19 enero 2014

ante el espejo


Un hombre que dice haber venido desde Alicante para vender figuritas de cobre que imitan juguetes antiguos se acerca a la librería para preguntar si la sidra que bebemos es también para quien no tiene dinero. Con nuestra respuesta de fondo como un juguete más, hilvana las preguntas que no se le hacen con las respuestas, y éstas con los comentarios a ambas. Habla por los dos lados como si no necesitara uno de ellos, o peor aún, como si no contara con disponer de él. Inserta la familiaridad sin que tengamos oportunidad de aceptarla o rechazarla. Su discurso, tan animado como inmune, recuerda al de un vendedor de enciclopedias que no pudiera permitirse saber a quién se dirige. Cuando se despide sin haber dejado de hablar ni uno de los cinco minutos que ha durado su discurso, casi se estrecha sus dos manos.

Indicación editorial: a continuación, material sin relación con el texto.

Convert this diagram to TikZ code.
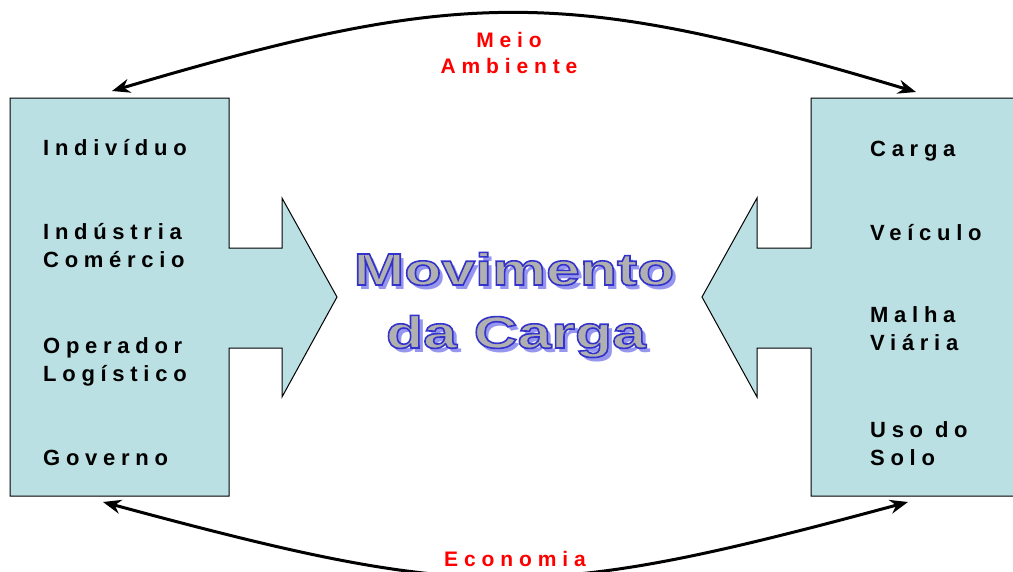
\documentclass[tikz,border=0pt]{standalone}
\usepackage{fontspec}
\usetikzlibrary{arrows.meta}
\newfontfamily\labfont{Liberation Sans}[LetterSpace=26]
\newfontfamily\redfont{Liberation Sans}[LetterSpace=28]
\newfontfamily\bigfont{Liberation Sans}[FakeStretch=1.35]
\definecolor{boxblue}{RGB}{187,224,227}
\definecolor{shadowblue}{RGB}{150,150,238}
\definecolor{biggray}{RGB}{176,176,176}
\newcommand{\outlined}[1]{\special{pdf:literal direct 2 Tr 1.6 w 0.2 0.2 0.8 RG}#1\special{pdf:literal direct 0 Tr}}
\begin{document}
\begin{tikzpicture}[x=1pt,y=-1pt,
  panel/.style={draw=black,line width=1pt,fill=boxblue},
  lab/.style={anchor=base west,align=left,inner sep=0pt,font=\labfont\bfseries\fontsize{22}{28}\selectfont},
  redlab/.style={anchor=base,align=center,inner sep=0pt,text=red,font=\redfont\bfseries\fontsize{21}{26}\selectfont},
  bigshadow/.style={anchor=base,inner sep=0pt,text=shadowblue,font=\bigfont\bfseries\fontsize{45}{54}\selectfont},
  bigtext/.style={anchor=base,inner sep=0pt,text=biggray,font=\bigfont\bfseries\fontsize{45}{54}\selectfont},
  link/.style={line width=3pt,{Stealth[length=18pt,width=14pt]}-{Stealth[length=18pt,width=14pt]}}]
\useasboundingbox (0,0) rectangle (1013,571);
\begin{scope}
\clip (0,0) rectangle (1013,571);
% left panel
\draw[panel] (10,98) -- (229,98) -- (229,248) -- (282,248) -- (282,198) -- (337,297)
  -- (282,397) -- (282,348) -- (229,348) -- (229,496) -- (10,496) -- cycle;
% right panel
\draw[panel] (1025,98) -- (811,98) -- (811,248) -- (757,248) -- (757,198) -- (702,297)
  -- (757,397) -- (757,348) -- (811,348) -- (811,496) -- (1025,496);
% left labels
\node[lab] (ind) at (43,155) {Indivíduo};
\node[lab] (indcom) at (43,267) {Indústria\\Comércio};
\node[lab] (oper) at (43,381) {Operador\\Logístico};
\node[lab] (gov) at (43,465) {Governo};
% right labels
\node[lab] (carga) at (870,156) {Carga};
\node[lab] (veic) at (870,240) {Veículo};
\node[lab] (malha) at (870,350) {Malha\\Viária};
\node[lab] (uso) at (870,465) {Uso do\\Solo};
% central title
\node[bigshadow] (mov-s) at (518,289) {Movimento};
\node[bigshadow] (carga-s) at (520,352) {da Carga};
\node[bigtext] (mov) at (514,285) {\outlined{Movimento}};
\node[bigtext] (dacarga) at (516,348) {\outlined{da Carga}};
% curved connectors
\coordinate (tl) at (112,91);
\coordinate (tr) at (916,92);
\coordinate (bl) at (103,502);
\coordinate (br) at (908,502);
\draw[link] (tl) .. controls (463,-13) and (565,-13) .. (tr);
\draw[link] (bl) .. controls (473,602) and (538,602) .. (br);
\node[redlab] (meio) at (509,73) {Meio\\Ambiente};
\node[redlab] (econ) at (515,566) {Economia};
\end{scope}
\end{tikzpicture}
\end{document}
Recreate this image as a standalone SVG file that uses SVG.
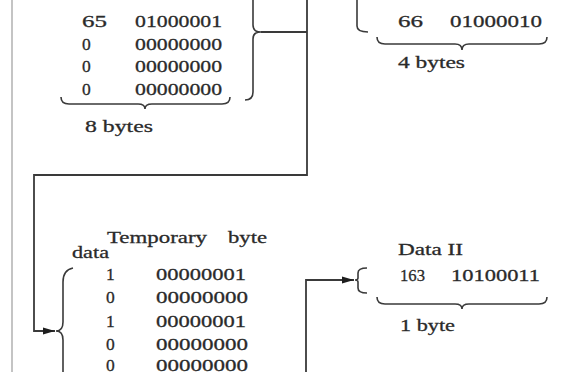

Un día después, una señora desgrana comentarios a la edición de una película que mezcla con la descripción de la promoción que esos días oferta el centro comercial. Sin que medie palabra de la vendedora a la que se dirige, le explica una y otra vez la oferta. Cuando me alejo, parece a punto de desgranar, uno a uno, los argumentos de cuanta película ordena la vendedora, sin saber ya a dónde mirar o qué decir. A la mañana siguiente un hombre que no termina de vocalizar murmura algo mientras se viste en el vestuario de la piscina. Es siempre lo mismo, no parece que tararee, mas bien que repitiera un mantra sin llegar más allá de la onomatopeya de pocos segundos de duración.
El primero puede aún pagarse un billete de tren o de autobús; la segunda, una película en dvd; el tercero, la entrada a la piscina municipal. Cómo están los que ya no.